GitLab lays off 14% of workforce amid expansion for AI-driven workloads
GitLab is reducing its workforce by 14% as the company focuses on scaling its platform infrastructure to support growing AI and machine learning workloads.
Developer platform GitLab has reduced its workforce by approximately 14%, affecting around 350 employees, as part of a larger restructuring initiative outlined by the company last month.
In May, GitLab announced plans to streamline operations by exiting 22 countries, reducing management layers, and redirecting resources toward infrastructure investments intended to support growing demand from AI-driven software development workflows. The company also indicated that it would place a stronger emphasis on research and development as part of its long-term strategy.
Tuesday, GitLab CEO Bill Staples explained that the rapid growth of agentic AI systems is creating unprecedented pressure on developer infrastructure. According to Staples, these new workloads are operating at a scale that many existing software development platforms were never designed to accommodate.
The challenge is not limited to GitLab. Competitor GitHub has also faced difficulties managing a surge in AI-generated activity, including increased code submissions and automated workflows that have, at times, impacted service reliability and uptime.
“Agents work at machine scale, and they’re pushing competitors to the brink,” Staples said. “This quarter, we began a generational rebuild of git to support the scale and features required for 100x growth. This is a scale requirement that didn’t exist before and has become a real pain point for every team on their agentic journey.”
Staples revealed that GitLab has partnered with an unnamed artificial intelligence laboratory to redesign and modernise portions of its infrastructure specifically for AI-related workloads. The company is also building new application programming interfaces (APIs) designed to help AI agents efficiently store, access, and retrieve context, including software code and development data.
In addition, GitLab is investing in orchestration technologies intended to improve collaboration between human developers and AI agents. The company is developing a dedicated context layer and integrating governance capabilities directly into its platform to help organisations manage increasingly complex AI-assisted software development environments.

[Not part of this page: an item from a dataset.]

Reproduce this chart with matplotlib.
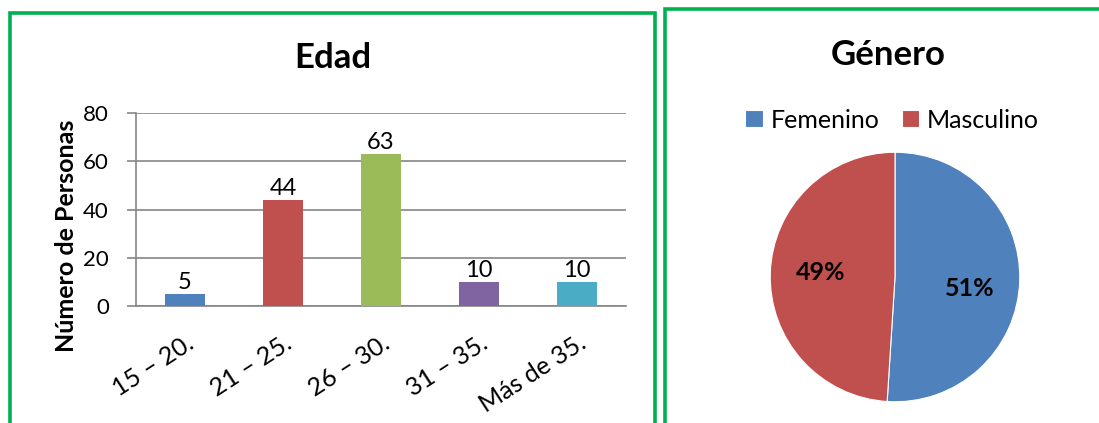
import matplotlib.pyplot as plt
from matplotlib.patches import Rectangle
from matplotlib.transforms import ScaledTranslation

plt.rcParams['font.family'] = ['Lato', 'DejaVu Sans']

# Edad
edades = ['15 – 20.', '21 – 25.', '26 – 30.', '31 – 35.', 'Más de 35.']
personas = [5, 44, 63, 10, 10]
colores_barras = ['#4F81BD', '#C0504D', '#9BBB59', '#8064A2', '#4BACC6']

# Género
generos = ['Femenino', 'Masculino']
porcentajes = [51, 49]
colores_pie = ['#4F81BD', '#C0504D']

W, H = 1099, 423
fig = plt.figure(figsize=(W / 100, H / 100), dpi=100)

gris = '#868686'
verde = '#00B050'


def fx(px):
    return px / W


def fy(py):
    return 1 - py / H


# recuadros verdes
fig.add_artist(Rectangle((fx(10), fy(440)), fx(645), fy(13.5) - fy(440),
                         transform=fig.transFigure, fill=False,
                         edgecolor=verde, linewidth=2.6))
fig.add_artist(Rectangle((fx(665), fy(440)), fx(460), fy(9) - fy(440),
                         transform=fig.transFigure, fill=False,
                         edgecolor=verde, linewidth=2.6))

# ---- barras ----
ax = fig.add_axes([fx(136), fy(306), fx(626 - 136), fy(113) - fy(306)])
x = range(len(edades))
bars = ax.bar(x, personas, width=0.4, color=colores_barras, zorder=3)
for b, v in zip(bars, personas):
    ax.text(b.get_x() + b.get_width() / 2, v + 0.5, str(v),
            ha='center', va='bottom', fontsize=17)

ax.set_xlim(-0.5, len(edades) - 0.5)
ax.set_ylim(0, 80)
ax.set_yticks([0, 20, 40, 60, 80])
ax.yaxis.grid(True, color=gris, linewidth=1.2, zorder=0)
ax.set_xticks(list(x))
ax.set_xticklabels(edades, rotation=33, ha='right', va='top',
                   rotation_mode='anchor', fontsize=18)
# mover etiquetas un poco a la izquierda
desplazar = ScaledTranslation(-9 / 100, 0, fig.dpi_scale_trans)
for lbl in ax.get_xticklabels():
    lbl.set_transform(lbl.get_transform() + desplazar)
ax.tick_params(axis='x', length=0, pad=18)
ax.tick_params(axis='y', length=6.5, color=gris, width=1.2, labelsize=16, pad=13)
for s in ['top', 'right']:
    ax.spines[s].set_visible(False)
ax.spines['left'].set_color(gris)
ax.spines['bottom'].set_color(gris)
ax.spines['left'].set_linewidth(1.2)
ax.spines['bottom'].set_linewidth(1.2)
ax.set_ylabel('Número de Personas', fontsize=18, fontweight='bold')
ax.yaxis.set_label_coords(-0.118, 0.363)

fig.text(fx(333), fy(58), 'Edad', ha='center', va='center',
         fontsize=25, fontweight='bold')

# ---- pastel ----
ax2 = fig.add_axes([fx(895 - 126), fy(403), fx(252), fy(151) - fy(403)])
wedges, _, autotexts = ax2.pie(porcentajes, colors=colores_pie, startangle=90,
                               counterclock=False, autopct='%d%%',
                               pctdistance=0.6,
                               wedgeprops=dict(edgecolor='white', linewidth=0.8))
for t in autotexts:
    t.set_fontsize(18)
    t.set_fontweight('bold')
autotexts[0].set_y(autotexts[0].get_position()[1] - 0.07)
autotexts[1].set_y(autotexts[1].get_position()[1] + 0.02)
ax2.set_xlim(-1.01, 1.01)
ax2.set_ylim(-1.01, 1.01)
ax2.set_aspect('equal')

fig.text(fx(888), fy(55), 'Género', ha='center', va='center',
         fontsize=25, fontweight='bold')
fig.legend(wedges, generos, loc='center', bbox_to_anchor=(fx(892), fy(120)),
           ncol=2, frameon=False, fontsize=18, handlelength=0.7,
           handleheight=0.7, handletextpad=0.3, columnspacing=0.9)

fig.savefig('out.png', dpi=100)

GitLab joins a growing list of technology companies that have announced workforce reductions while simultaneously increasing investments in artificial intelligence. Companies including Intuit, Amazon, Block, Cisco, Cloudflare, Meta, Microsoft, and Oracle have all undertaken significant layoffs while citing AI-focused initiatives as a key strategic priority.
According to data from Statista, more than 100,000 technology sector jobs have already been eliminated this year. If the current pace continues, total layoffs could surpass levels recorded in both 2024 and 2025.

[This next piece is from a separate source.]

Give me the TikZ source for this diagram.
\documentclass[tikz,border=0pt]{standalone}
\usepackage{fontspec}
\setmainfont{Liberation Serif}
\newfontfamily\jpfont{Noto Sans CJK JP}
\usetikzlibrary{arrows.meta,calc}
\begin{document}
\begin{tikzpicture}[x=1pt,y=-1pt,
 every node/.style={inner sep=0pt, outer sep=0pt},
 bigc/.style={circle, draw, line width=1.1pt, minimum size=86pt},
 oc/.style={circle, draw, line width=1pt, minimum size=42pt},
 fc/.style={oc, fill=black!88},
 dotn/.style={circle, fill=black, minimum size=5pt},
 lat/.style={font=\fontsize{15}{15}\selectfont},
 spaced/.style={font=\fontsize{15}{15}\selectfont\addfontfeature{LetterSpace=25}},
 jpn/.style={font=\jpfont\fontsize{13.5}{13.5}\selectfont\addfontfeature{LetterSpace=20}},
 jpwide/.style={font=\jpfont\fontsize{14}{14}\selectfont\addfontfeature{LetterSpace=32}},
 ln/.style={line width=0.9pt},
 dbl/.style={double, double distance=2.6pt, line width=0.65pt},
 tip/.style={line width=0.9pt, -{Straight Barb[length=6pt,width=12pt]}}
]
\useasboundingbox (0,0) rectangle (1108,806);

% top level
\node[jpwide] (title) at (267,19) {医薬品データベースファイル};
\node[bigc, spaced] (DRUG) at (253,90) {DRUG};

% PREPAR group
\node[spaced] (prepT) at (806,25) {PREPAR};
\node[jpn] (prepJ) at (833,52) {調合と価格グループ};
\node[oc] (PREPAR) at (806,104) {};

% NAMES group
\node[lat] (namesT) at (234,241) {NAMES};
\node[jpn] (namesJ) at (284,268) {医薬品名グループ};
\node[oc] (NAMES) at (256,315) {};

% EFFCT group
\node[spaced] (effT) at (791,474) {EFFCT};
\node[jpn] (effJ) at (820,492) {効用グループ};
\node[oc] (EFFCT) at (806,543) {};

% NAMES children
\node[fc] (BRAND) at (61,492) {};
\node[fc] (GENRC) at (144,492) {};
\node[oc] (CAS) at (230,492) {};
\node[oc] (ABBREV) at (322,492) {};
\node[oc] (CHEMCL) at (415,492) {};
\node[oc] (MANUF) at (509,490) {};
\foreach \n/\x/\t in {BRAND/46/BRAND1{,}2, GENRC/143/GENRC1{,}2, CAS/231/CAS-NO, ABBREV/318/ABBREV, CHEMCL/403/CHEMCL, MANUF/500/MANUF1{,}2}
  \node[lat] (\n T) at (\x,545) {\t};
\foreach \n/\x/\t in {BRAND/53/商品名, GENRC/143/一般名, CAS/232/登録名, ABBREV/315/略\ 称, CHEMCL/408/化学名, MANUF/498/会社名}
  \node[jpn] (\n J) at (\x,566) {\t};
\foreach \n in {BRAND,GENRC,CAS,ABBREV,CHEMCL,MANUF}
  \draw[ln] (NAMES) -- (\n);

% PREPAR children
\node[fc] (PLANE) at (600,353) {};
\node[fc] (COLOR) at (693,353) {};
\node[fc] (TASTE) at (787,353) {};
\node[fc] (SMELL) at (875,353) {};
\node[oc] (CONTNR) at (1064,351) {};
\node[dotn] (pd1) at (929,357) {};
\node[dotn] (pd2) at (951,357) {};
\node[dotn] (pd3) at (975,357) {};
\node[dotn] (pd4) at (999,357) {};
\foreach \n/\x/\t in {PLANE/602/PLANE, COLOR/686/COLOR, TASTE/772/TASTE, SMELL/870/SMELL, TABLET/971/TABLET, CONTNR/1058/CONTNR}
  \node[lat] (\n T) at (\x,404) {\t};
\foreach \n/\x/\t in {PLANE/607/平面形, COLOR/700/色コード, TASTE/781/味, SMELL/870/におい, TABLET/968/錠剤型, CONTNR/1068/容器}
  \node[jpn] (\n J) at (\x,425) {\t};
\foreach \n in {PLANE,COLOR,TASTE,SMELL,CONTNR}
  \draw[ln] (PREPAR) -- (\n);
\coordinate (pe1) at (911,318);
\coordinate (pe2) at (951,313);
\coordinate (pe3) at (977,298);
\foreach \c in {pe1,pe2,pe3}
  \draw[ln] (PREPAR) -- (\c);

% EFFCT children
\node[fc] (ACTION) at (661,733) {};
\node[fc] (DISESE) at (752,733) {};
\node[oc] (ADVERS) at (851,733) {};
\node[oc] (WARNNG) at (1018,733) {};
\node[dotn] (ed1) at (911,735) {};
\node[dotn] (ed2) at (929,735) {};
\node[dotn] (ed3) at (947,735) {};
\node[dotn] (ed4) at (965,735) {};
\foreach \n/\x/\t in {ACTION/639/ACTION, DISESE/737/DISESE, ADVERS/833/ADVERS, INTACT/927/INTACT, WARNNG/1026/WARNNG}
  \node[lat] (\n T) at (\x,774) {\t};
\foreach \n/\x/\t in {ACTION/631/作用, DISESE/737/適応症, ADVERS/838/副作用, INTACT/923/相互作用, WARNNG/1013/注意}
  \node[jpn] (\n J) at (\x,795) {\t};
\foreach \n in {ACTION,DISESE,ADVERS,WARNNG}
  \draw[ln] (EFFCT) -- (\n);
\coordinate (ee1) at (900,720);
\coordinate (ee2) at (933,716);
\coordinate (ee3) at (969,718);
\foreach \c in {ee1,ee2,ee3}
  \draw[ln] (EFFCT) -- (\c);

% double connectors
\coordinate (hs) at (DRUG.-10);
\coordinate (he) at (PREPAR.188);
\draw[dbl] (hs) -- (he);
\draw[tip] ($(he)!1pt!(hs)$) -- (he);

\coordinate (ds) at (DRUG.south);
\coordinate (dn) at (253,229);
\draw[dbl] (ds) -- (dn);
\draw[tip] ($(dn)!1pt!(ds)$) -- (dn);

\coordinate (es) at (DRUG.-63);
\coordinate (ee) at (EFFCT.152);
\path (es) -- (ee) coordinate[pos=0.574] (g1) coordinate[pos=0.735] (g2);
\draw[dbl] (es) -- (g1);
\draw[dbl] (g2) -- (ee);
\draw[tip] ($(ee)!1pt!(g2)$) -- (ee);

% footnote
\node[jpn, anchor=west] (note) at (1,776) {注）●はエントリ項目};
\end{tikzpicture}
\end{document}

The trend has become increasingly common across the industry. Many technology companies are reporting strong financial performance while reducing headcount, often describing artificial intelligence as both a driver of future growth and a reason for organisational restructuring.
At the same time, many of these businesses continue to benefit from rising demand for AI-related products, services, and infrastructure. GitLab’s latest financial results reflect that broader industry momentum.

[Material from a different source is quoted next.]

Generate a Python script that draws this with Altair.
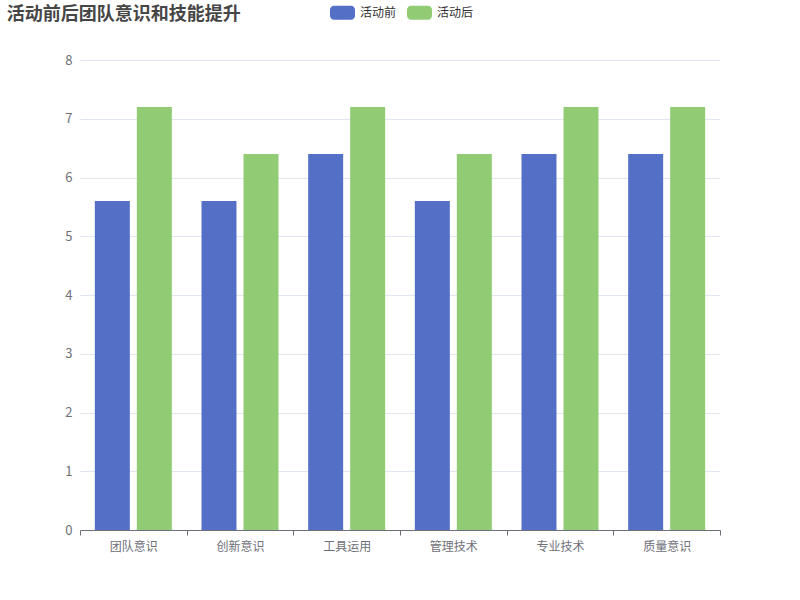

On Tuesday, the company reported first-quarter revenue of $264 million, representing a 23% increase compared with the same period a year earlier. GitLab also posted gross margins of 88%, highlighting the profitability of its software business despite ongoing investments in infrastructure and platform development.
As part of the restructuring effort, the company expects to incur between $30 million and $35 million in related expenses.
GitLab’s workforce reduction underscores the broader transformation underway across the software industry as companies adapt their products, infrastructure, and organisational structures to meet the growing demands of AI-powered development. While the company is reducing headcount in certain areas, it is simultaneously investing heavily in the systems and technologies it believes will be required to support the next generation of AI-assisted software engineering.
As agentic AI becomes more deeply embedded in development workflows, GitLab is positioning itself to serve organisations that increasingly rely on autonomous systems capable of generating code, analysing projects, and collaborating with human engineers at a scale that was previously unimaginable.